En pleine période des fêtes, un nouveau naufrage au large de Joal rappelle l’extrême dangerosité de la route atlantique vers les Canaries, devenue l’un des principaux couloirs migratoires entre l’Afrique de l’Ouest et l’Europe.
Un naufrage de plus sur une route mortelle
Une pirogue transportant près de 200 migrants a chaviré dans la nuit du 23 au 24 décembre au large de Ngazobil, faisant au moins douze morts sur la Petite Côte sénégalaise. Partie dans la nuit de lundi à mardi, vers 4 heures du matin des îles du Saloum, cette embarcation surchargée a sombré au large de Joal, avec à son bord des ressortissants étrangers ayant transité par la Gambie et en route vers les îles Canaries. Trente-et-une personnes ont pu être secourues, dont dix-huit femmes et un nourrisson de six mois, tous dans un état d’épuisement avancé.
Ce drame s’inscrit dans une série noire qui a fait de 2024 l’année la plus meurtrière jamais enregistrée sur cette route migratoire. Selon l’ONG espagnole tCaminando Fronteras, plus de 10 400 personnes ont péri ou disparu en mer en tentant de rejoindre l’Espagne, soit une moyenne d’environ trente morts par jour, dont 1 538 enfants et adolescents. L’organisation qualifie désormais la route des Canaries de « la plus meurtrière au monde », tant par le nombre de victimes que par la dangerosité des conditions de traversée.
Une route déplacée mais toujours plus dangereuse
Les facteurs de risque sont multiples : pirogues précaires et surchargées, conditions météorologiques imprévisibles, manque d’eau et de nourriture, équipements de navigation rudimentaires. En période hivernale, des vagues dépassant régulièrement quatre mètres et des températures nocturnes tombant jusqu’à 6°C transforment la traversée en piège mortel, où l’hypothermie emporte souvent les passagers avant même le naufrage. Malgré les alertes répétées, les réseaux de passeurs continuent de prospérer sur cette économie de la détresse.

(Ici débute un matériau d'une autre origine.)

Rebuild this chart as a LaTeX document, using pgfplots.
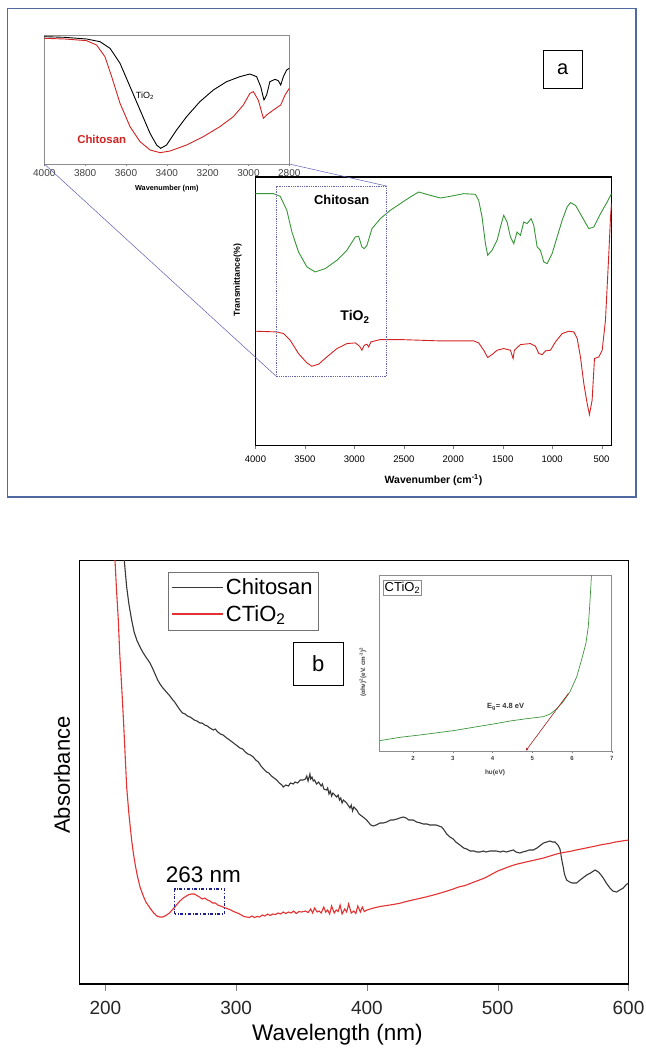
\documentclass[border=0pt]{standalone}
\usepackage{fontspec}
\setmainfont{Liberation Sans}
\usepackage{pgfplots}
\pgfplotsset{compat=1.18}
\usetikzlibrary{arrows.meta}
\definecolor{ftgreen}{RGB}{56,150,56}
\definecolor{ftred}{RGB}{210,35,35}
\definecolor{uvred}{RGB}{228,50,50}
\definecolor{uvblack}{RGB}{55,55,55}
\definecolor{framegray}{RGB}{140,140,140}
\definecolor{panelblue}{RGB}{80,105,160}
\definecolor{zoomblue}{RGB}{95,95,185}
\definecolor{boxnavy}{RGB}{30,30,140}
\definecolor{insgreen}{RGB}{60,150,60}
\begin{document}
\begin{tikzpicture}
\path[use as bounding box] (0,0) rectangle (645pt,-1051pt);
\fill[white] (0,0) rectangle (645pt,-1051pt);
\draw[panelblue, line width=1.6pt] (7.5pt,-8.5pt) rectangle (636pt,-497pt);

% ---------- panel a: inset ----------
\begin{axis}[at={(44.3pt,-35pt)}, anchor=north west, scale only axis,
  width=245pt, height=129pt, x dir=reverse, xmin=2800, xmax=4000, ymin=0, ymax=387,
  xtick={2800,3000,...,4000}, ytick=\empty, xtick pos=bottom, tick align=outside,
  major tick length=2pt, axis line style={framegray, line width=0.7pt},
  axis background/.style={fill=white},
  /pgf/number format/assume math mode=true, /pgf/number format/1000 sep={},
  xticklabel style={font=\fontsize{10}{11}\selectfont, text=black!75},
  xlabel={\textbf{Wavenumber (nm)}},
  xlabel style={at={(axis description cs:0.5,-0.188)}, anchor=center, font=\fontsize{7.3}{8}\selectfont},
  clip=true]
\addplot[black, line width=0.9pt] coordinates {
(4000,382) (3900,380) (3793,375) (3727,367) (3678,347) (3629,302) (3580,232) (3531,162)
(3482,92) (3450,57) (3430,47) (3401,57) (3352,102) (3303,142) (3238,187) (3172,222)
(3107,247) (3042,262) (2993,270) (2960,262) (2940,232) (2924,192) (2911,207) (2895,247)
(2870,254) (2854,250) (2842,237) (2829,262) (2813,282) (2800,287)};
\addplot[ftred, line width=0.9pt] coordinates {
(4000,377) (3900,375) (3793,370) (3744,357) (3703,322) (3670,262) (3629,182) (3580,112)
(3531,67) (3482,42) (3433,34) (3384,39) (3303,57) (3221,82) (3140,112) (3074,142)
(3025,177) (2993,212) (2976,217) (2952,192) (2927,137) (2911,147) (2878,162) (2842,177)
(2821,207) (2800,227)};
\node[font=\fontsize{9}{10}\selectfont] at (axis cs:3507,204) {TiO\textsubscript{2}};
\node[font=\bfseries\fontsize{11.4}{12}\selectfont, text=ftred] at (axis cs:3719,74) {Chitosan};
\coordinate (iBL) at (axis cs:4000,0);
\coordinate (iBR) at (axis cs:2800,0);
\end{axis}

% ---------- panel a: main ----------
\begin{axis}[at={(255.5pt,-177pt)}, anchor=north west, scale only axis,
  width=356pt, height=268.5pt, x dir=reverse, xmin=400, xmax=4000, ymin=0, ymax=806,
  xtick={500,1000,...,4000}, ytick=\empty, xtick pos=bottom, tick align=outside,
  major tick length=3pt, axis line style={line width=1.1pt},
  /pgf/number format/assume math mode=true, /pgf/number format/1000 sep={},
  xticklabel style={font=\fontsize{9.5}{10}\selectfont, yshift=-3.5pt},
  xlabel={\textbf{Wavenumber (cm\textsuperscript{-1})}},
  xlabel style={at={(axis description cs:0.5,-0.1285)}, anchor=center, font=\fontsize{10.5}{12}\selectfont},
  ylabel={\textbf{Transmittance(\%)}},
  ylabel style={at={(axis description cs:-0.05,0.616)}, anchor=center, font=\fontsize{8.7}{10}\selectfont},
  clip=true]
\addplot[ftgreen, line width=0.9pt] coordinates {
(4000,756) (3818,756) (3750,748) (3683,706) (3632,641) (3565,581) (3480,536) (3396,521)
(3295,531) (3177,556) (3076,586) (2991,626) (2957,628) (2924,596) (2900,591) (2873,601)
(2822,651) (2738,681) (2637,706) (2536,726) (2434,746) (2350,761) (2316,758) (2232,751)
(2131,743) (2030,748) (1895,756) (1777,754) (1743,736) (1709,686) (1675,606) (1652,571)
(1608,586) (1557,616) (1523,656) (1490,691) (1456,671) (1422,626) (1388,606) (1355,641)
(1321,631) (1287,671) (1254,666) (1213,681) (1186,661) (1152,596) (1119,586) (1085,551)
(1051,546) (1000,576) (950,626) (899,676) (849,716) (815,729) (764,721) (697,686)
(629,651) (579,656) (511,696) (444,731) (400,756)};
\addplot[ftred, line width=0.9pt] coordinates {
(4000,343) (3784,341) (3717,336) (3649,316) (3565,276) (3480,248) (3430,238) (3362,244)
(3278,266) (3177,291) (3076,306) (2991,308) (2947,298) (2924,286) (2900,301) (2873,304)
(2856,296) (2833,311) (2738,318) (2536,318) (2131,314) (1793,314) (1743,308) (1692,286)
(1652,264) (1608,273) (1557,286) (1490,291) (1422,286) (1395,261) (1382,286) (1321,303)
(1220,306) (1169,298) (1135,276) (1101,273) (1068,284) (1017,286) (967,311) (899,336)
(832,343) (781,341) (747,321) (714,266) (680,186) (646,126) (623,93) (596,136)
(572,261) (528,266) (494,286) (461,376) (427,576) (410,686) (400,726)};
\draw[zoomblue!80!gray, densely dotted, line width=0.8pt] (axis cs:3784,206) rectangle (axis cs:2677,779);
\node[font=\bfseries\fontsize{12.9}{14}\selectfont] at (axis cs:3128,736) {Chitosan};
\node[font=\bfseries\fontsize{14}{15}\selectfont] at (axis cs:2994,386) {TiO\textsubscript{2}};
\coordinate (bBL) at (axis cs:3784,206);
\coordinate (bTR) at (axis cs:2677,779);
\end{axis}
\draw[zoomblue, line width=0.5pt] (iBL) -- (bBL);
\draw[zoomblue, line width=0.5pt] (iBR) -- (bTR);

% label a
\draw[black, line width=0.9pt] (543pt,-50.7pt) rectangle (582.6pt,-88.7pt);
\node[font=\fontsize{20}{22}\selectfont] at (562.8pt,-69.7pt) {a};

% ---------- panel b: main ----------
\begin{axis}[at={(79.2pt,-560.7pt)}, anchor=north west, scale only axis,
  width=549.3pt, height=423.3pt, xmin=180, xmax=600, ymin=0, ymax=423.3,
  xtick={200,300,...,600}, ytick=\empty, xtick pos=bottom, tick align=outside,
  major tick length=7pt, axis line style={line width=1.2pt},
  /pgf/number format/assume math mode=true,
  xticklabel style={font=\fontsize{19}{20}\selectfont, text=black!85, yshift=-7pt},
  xlabel={Wavelength (nm)},
  xlabel style={at={(axis description cs:0.47,-0.1205)}, anchor=center, font=\fontsize{22.5}{24}\selectfont},
  ylabel={Absorbance},
  ylabel style={at={(axis description cs:-0.0313,0.4937)}, anchor=center, font=\fontsize{22}{24}\selectfont},
  legend image code/.code={\draw[#1, line width=1.4pt] (0pt,0pt) -- (51pt,0pt);},
  legend style={at={(axis description cs:0.1622,0.974)}, anchor=north west, draw=black!55,
    font=\fontsize{22}{24}\selectfont, inner xsep=3pt, inner ysep=5pt, row sep=5pt,
    /tikz/every even column/.append style={column sep=4pt}},
  legend cell align=left,
  clip=true]
\addplot[uvblack, line width=1.1pt] coordinates {
(213.8,440) (214.5,423) (216.3,397) (218,380) (220.1,364) (222,352) (224,344) (226.5,337)
(229,331) (231,327) (234.1,321) (236,316) (238,310) (240,304) (241.8,300) (244,296)
(246,293) (248,290) (249.4,288) (251,285) (253,282) (255,278) (257.1,274) (259,271)
(261,270) (262.7,268) (264.7,267) (266,266) (268,264) (270,263) (272.4,261) (274,261)
(276,259) (278,258) (280,256) (282.5,254) (284,255) (286,252) (288,250) (290,249)
(292.8,246) (295,244) (297,242) (299,240) (301,238) (302.9,236) (305,235) (307,232)
(309,230) (311,229) (313.1,227) (315,224) (317,222) (319,218) (321,215) (323.3,212)
(325,211) (327,208) (329,206) (331,204) (333,201) (335,199) (336,197) (338,199)
(340,198) (341.5,201) (343.7,200) (345,202) (347,201) (349,204) (351.3,204) (353,205)
(354,208) (355,203) (356.4,210) (357,205) (358,207) (359,203) (360,204) (361.5,200)
(363,202) (365,198) (366,200) (367,195) (369.2,194) (370,196) (371,190) (372,193)
(373,188) (374,191) (376.9,187) (378,189) (379,184) (380,186) (381,181) (382,184)
(384.5,181) (386,178) (387,176) (388,179) (389,173) (390,177) (392.2,174) (394,170)
(396,168) (398,166) (399.8,164) (401,162) (403,159) (404.9,158) (407,159) (410,161)
(412.5,161) (415,162) (418,164) (420.2,164) (423,165) (425,166) (427.8,167) (430,166)
(432,164) (435.4,164) (438,162) (441,161) (443.1,160) (446,160) (448,159) (450.7,159)
(453,159) (455,158) (457.1,157) (459,154) (461,150) (463.5,147) (466,145) (468,142)
(471.1,139) (474,136) (476.3,135) (479,133) (482,133) (484,132) (486.4,132) (489,133)
(491,132) (494,133) (496.6,133) (499,133) (502,132) (504,133) (506.8,132) (509,133)
(512,134) (514,132) (517,131) (519,132) (522,133) (524,134) (527.2,134) (530,136)
(533,139) (535,141) (537.4,142) (540,143) (542,142) (543.8,142) (546,139) (547.6,135)
(548.5,128) (549.3,122) (550.1,117) (551,110) (552.7,104) (555,102) (557,101) (560.3,101)
(563,104) (566,107) (568,109) (571,111) (574.4,114) (577,112) (579,109) (580.7,106)
(583,101) (585.8,96) (588,93) (590.9,92) (593.4,94) (596,96) (598,99) (600,101)};
\addlegendentry{Chitosan}
\addplot[uvred, line width=1.1pt] coordinates {
(205.5,470) (207.4,423) (208.5,395) (209.9,364) (211,330) (212.5,297) (214,260) (216.3,197)
(218,170) (220,145) (221.4,131) (223,118) (224.5,108) (226.5,97) (229,88) (231,82)
(234.1,76) (237,71) (239.5,68) (241.8,67) (244,67) (246.9,69) (249,71) (251,74)
(253.2,77) (255,80) (257,83) (259.6,86) (262,88) (264,89.5) (266,90) (268,90)
(270,88.5) (272,87) (274,85) (276,86) (278,84) (280,83) (282,81) (284,81)
(286,79) (288,78) (290,77) (292,76) (294,75) (296,74) (298,72.5) (300,71.5)
(302,70.5) (304,69) (306,67.5) (308,67) (310,66.5) (312,68) (314,66.5) (316,67.5)
(318,67) (320,69) (322,68) (324,70) (326,68.5) (328,70) (330,69.5) (332,71)
(334,70) (336,72) (338,70.5) (340,72) (342,71) (344,73) (346,70.5) (348,72.5)
(350,72) (353,73) (355,71.5) (357,75) (358.5,71) (360,76) (362,72) (363.5,73)
(365,71) (367,77) (368.5,72) (370,74) (371.5,70) (373,78) (375,71) (376.5,74)
(378,72.5) (379.5,79) (381,70) (383,75) (384.5,72) (386,80) (388,71) (390,73)
(391.5,70.5) (393,78) (395,72) (396.5,77) (398,72.5) (400,74) (405,76) (410,77.5)
(415,78.5) (420,79.5) (425,80.7) (430,82.5)
(435,84) (440,85.5) (445,87) (450,88.7) (455,90.5) (460,92.5) (465,94.5) (470,97)
(475,98.5) (480,101) (485,103.5) (490,106) (495,109.5) (500,113) (505,115.5) (510,118)
(515,120) (520,121.5) (525,123) (530,124.5) (535,126) (540,128) (545,130) (550,131.5)
(555,132.5) (560,134) (565,135.3) (570,136.7) (575,138) (580,139.5) (585,140.5) (590,142)
(595,143) (600,144)};
\addlegendentry{CTiO\textsubscript{2}}
\draw[boxnavy, dash dot, line width=1.1pt] (axis cs:253,70) rectangle (axis cs:291,95);
\node[font=\fontsize{22.5}{24}\selectfont] at (axis cs:275,109) {263 nm};
\end{axis}

% label b
\draw[black, line width=1pt] (293.3pt,-642.3pt) rectangle (343.3pt,-685pt);
\node[font=\fontsize{22}{24}\selectfont] at (318.3pt,-663.6pt) {b};

% ---------- panel b: inset ----------
\begin{axis}[at={(379.3pt,-575.7pt)}, anchor=north west, scale only axis,
  width=232.4pt, height=175.3pt, xmin=1.15, xmax=7, ymin=0, ymax=526,
  xtick={2,3,...,7}, ytick=\empty, xtick pos=bottom, tick align=outside,
  major tick length=2pt, axis line style={framegray, line width=0.7pt},
  axis background/.style={fill=white},
  /pgf/number format/assume math mode=true,
  xticklabel style={font=\bfseries\fontsize{6}{7}\selectfont, text=black!75},
  xlabel={\textbf{hυ(eV)}},
  xlabel style={at={(axis description cs:0.498,-0.1255)}, anchor=center, font=\fontsize{6.5}{7}\selectfont, text=black!75},
  ylabel={\textbf{(αhν)\textsuperscript{2}(eV. cm\textsuperscript{-1})\textsuperscript{2}}},
  ylabel style={at={(axis description cs:-0.07,0.45)}, anchor=center, font=\fontsize{6.3}{7}\selectfont, text=black!75},
  clip=true]
\addplot[insgreen, line width=0.7pt] coordinates {
(1.16,31) (1.66,41) (2.17,48) (3.01,61) (3.51,71) (4.02,81) (4.44,90) (4.86,97)
(5.28,103) (5.45,111) (5.61,126) (5.78,148) (5.95,178) (6.12,223) (6.24,273) (6.35,323)
(6.41,373) (6.45,443) (6.49,526) (6.51,560)};
\addplot[ftred!80!black, line width=0.6pt, -{Stealth[length=3pt,width=2.5pt]}] coordinates {(5.91,173) (4.84,1)};
\node[font=\bfseries\fontsize{7.5}{8}\selectfont, text=black!80] at (axis cs:4.33,131) {E\textsubscript{g}= 4.8 eV};
\node[draw=framegray, anchor=north west, inner sep=1.5pt, font=\fontsize{13}{14}\selectfont] at (rel axis cs:0.016,0.975) {CTiO\textsubscript{2}};
\end{axis}
\end{tikzpicture}
\end{document}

Face au renforcement de la surveillance sur les côtes sénégalaises, ces réseaux ont déplacé leurs activités vers des zones moins contrôlées, notamment la Mauritanie, devenue en 2024 le principal point de départ vers l’archipel espagnol. Les trafiquants exploitent sans scrupule le désespoir de candidats à l’exil, pour la plupart des jeunes fuyant le chômage, les conflits sahéliens ou les effets du changement climatique. Malgré les coopérations renforcées entre Dakar et Madrid qui ont permis une baisse de 91% des départs directs depuis le Sénégal, près de 47 000 migrants ont atteint les Canaries en 2024, un record historique.
Une enquête a été ouverte par les autorités sénégalaises pour identifier les organisateurs du voyage clandestin parti de Joal, tandis que, pour les familles endeuillées, la quête de l’eldorado européen se transforme une fois de plus en cauchemar.